Reshaping Of Body Tissues Using Molecular Surgery With No Scars And Incisions

Traditional surgical methods involve cutting and suturing to reshape an ear or nose, follow by scars and long recovery period. But now, scientists have identified an innovative mechanism, known as “molecular surgery” that utilizes tiny needles, electric current, and 3D-printed patterns to immediately reshape the living tissues with no surgical cuts, stitches, and hence no recovery time. The method even shows promising results inefficiently fixing immobile joints.

At the recently held event, ACS (the American Chemical Society) Spring 2019 National Meeting & Exposition, the scientists illustrated their research findings.

The researchers used an infrared beam to heat up the cartilage so that it can become flexible enough to reshape. The problem is that the technique is costly and it’s quite challenging to heat the cartilage to the extent that it becomes flexible and do not kill the live tissue. To discover a more realistic approach, the researchers passed the current through cartilage to heat it up. Easy reshaping of the tissues without warming could be done with this technique.

Cartilage is composed of tiny rigid fibers of collagen loosely entangled by biopolymers. Cartilage also comprises positively charged sodium ions as well as negatively charged proteins. Cartilage with higher charge density is stiffer than a lower charge density cartilage. The researchers found that by passing an electric current through cartilage, water in the tissue gets electrolyzed, releasing hydrogen and oxygen ions. The hydrogen ions neutralize the negative charge on the proteins and reduce the charge density making the cartilage more flexible.

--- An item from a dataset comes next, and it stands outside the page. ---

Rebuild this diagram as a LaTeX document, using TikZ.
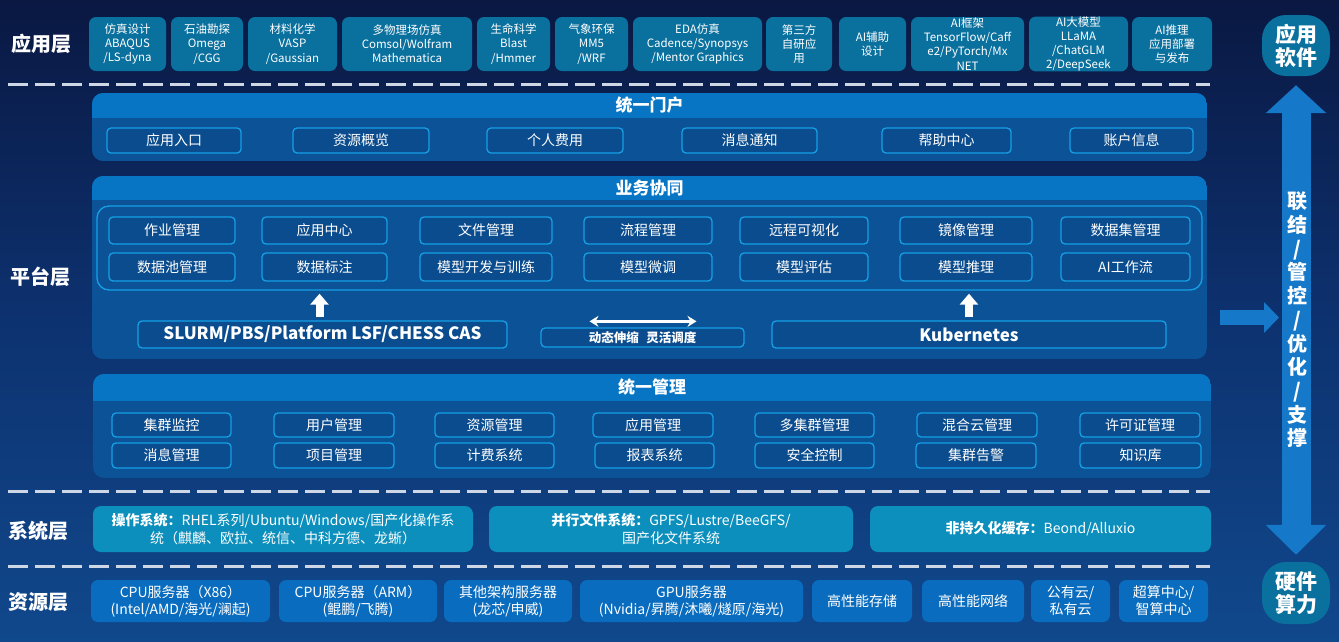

The researchers tried the procedure on a rabbit by bending its one ear into a different shape using a mold. When they simply removed the mold without passing a current through the cartilage using needles, the rabbit’s ear retained back into its original shape and position. However, when the pulsating current was passed through the molt-integrated bent ear, the cartilage became soft. After turning off the current flow, the cartilage became firm again in a new shape and the mold can be later removed.